• [DATA BLOCK]:
=======

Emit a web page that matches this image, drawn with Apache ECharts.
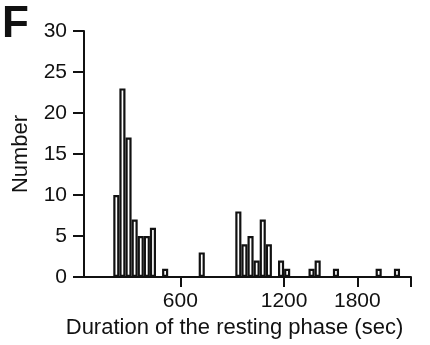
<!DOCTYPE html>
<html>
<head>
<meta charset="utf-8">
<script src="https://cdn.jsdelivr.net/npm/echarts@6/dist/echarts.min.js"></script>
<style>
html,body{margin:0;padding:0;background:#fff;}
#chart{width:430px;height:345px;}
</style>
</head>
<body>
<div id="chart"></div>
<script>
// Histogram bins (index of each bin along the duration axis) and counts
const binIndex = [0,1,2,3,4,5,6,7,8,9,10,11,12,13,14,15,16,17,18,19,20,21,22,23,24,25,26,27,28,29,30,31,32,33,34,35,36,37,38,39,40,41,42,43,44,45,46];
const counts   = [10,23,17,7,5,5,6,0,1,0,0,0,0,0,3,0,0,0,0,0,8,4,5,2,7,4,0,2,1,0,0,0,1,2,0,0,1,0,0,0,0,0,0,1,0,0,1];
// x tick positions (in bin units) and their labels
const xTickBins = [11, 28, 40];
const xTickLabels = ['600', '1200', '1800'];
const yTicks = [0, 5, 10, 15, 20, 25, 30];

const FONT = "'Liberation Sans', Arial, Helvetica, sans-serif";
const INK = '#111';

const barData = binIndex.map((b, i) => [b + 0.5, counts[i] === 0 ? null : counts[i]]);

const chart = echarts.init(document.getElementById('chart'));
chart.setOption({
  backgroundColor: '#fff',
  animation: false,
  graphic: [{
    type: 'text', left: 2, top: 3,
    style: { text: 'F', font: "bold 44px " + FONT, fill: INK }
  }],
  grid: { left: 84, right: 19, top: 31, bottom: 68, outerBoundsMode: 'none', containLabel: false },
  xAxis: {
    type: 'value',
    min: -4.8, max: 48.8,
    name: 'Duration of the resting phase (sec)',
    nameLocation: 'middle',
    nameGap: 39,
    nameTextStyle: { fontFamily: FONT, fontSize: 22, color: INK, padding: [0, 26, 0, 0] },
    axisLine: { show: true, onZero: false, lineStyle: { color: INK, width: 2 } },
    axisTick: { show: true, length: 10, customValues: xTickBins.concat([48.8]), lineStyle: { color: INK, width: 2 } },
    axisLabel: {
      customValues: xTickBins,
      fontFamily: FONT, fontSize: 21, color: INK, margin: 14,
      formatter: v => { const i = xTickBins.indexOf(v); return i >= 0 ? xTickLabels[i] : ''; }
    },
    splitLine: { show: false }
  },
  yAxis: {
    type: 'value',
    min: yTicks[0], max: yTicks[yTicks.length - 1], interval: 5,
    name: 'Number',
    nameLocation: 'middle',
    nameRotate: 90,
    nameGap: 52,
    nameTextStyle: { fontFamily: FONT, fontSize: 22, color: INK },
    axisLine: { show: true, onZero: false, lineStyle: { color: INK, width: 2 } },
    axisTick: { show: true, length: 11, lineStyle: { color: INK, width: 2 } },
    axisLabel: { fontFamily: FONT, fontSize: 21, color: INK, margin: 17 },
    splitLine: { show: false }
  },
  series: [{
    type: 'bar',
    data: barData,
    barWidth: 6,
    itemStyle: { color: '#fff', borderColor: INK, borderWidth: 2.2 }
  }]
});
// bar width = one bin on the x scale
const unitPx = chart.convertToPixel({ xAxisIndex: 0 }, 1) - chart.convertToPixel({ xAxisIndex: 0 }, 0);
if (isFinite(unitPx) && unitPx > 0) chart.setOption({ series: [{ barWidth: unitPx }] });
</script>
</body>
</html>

=======

• [PROBLEM DETAILS]: Set the lines above down again, word for word, from the first through the one containing "const barData = binIndex.map((b, i)"; pictures excluded.

• [OUTPUT OF THE EXERCISE]:
Emit a web page that matches this image, drawn with Apache ECharts.
<!DOCTYPE html>
<html>
<head>
<meta charset="utf-8">
<script src="https://cdn.jsdelivr.net/npm/echarts@6/dist/echarts.min.js"></script>
<style>
html,body{margin:0;padding:0;background:#fff;}
#chart{width:430px;height:345px;}
</style>
</head>
<body>
<div id="chart"></div>
<script>
// Histogram bins (index of each bin along the duration axis) and counts
const binIndex = [0,1,2,3,4,5,6,7,8,9,10,11,12,13,14,15,16,17,18,19,20,21,22,23,24,25,26,27,28,29,30,31,32,33,34,35,36,37,38,39,40,41,42,43,44,45,46];
const counts   = [10,23,17,7,5,5,6,0,1,0,0,0,0,0,3,0,0,0,0,0,8,4,5,2,7,4,0,2,1,0,0,0,1,2,0,0,1,0,0,0,0,0,0,1,0,0,1];
// x tick positions (in bin units) and their labels
const xTickBins = [11, 28, 40];
const xTickLabels = ['600', '1200', '1800'];
const yTicks = [0, 5, 10, 15, 20, 25, 30];

const FONT = "'Liberation Sans', Arial, Helvetica, sans-serif";
const INK = '#111';

const barData = binIndex.map((b, i) => [b + 0.5, counts[i] === 0 ? null : counts[i]]);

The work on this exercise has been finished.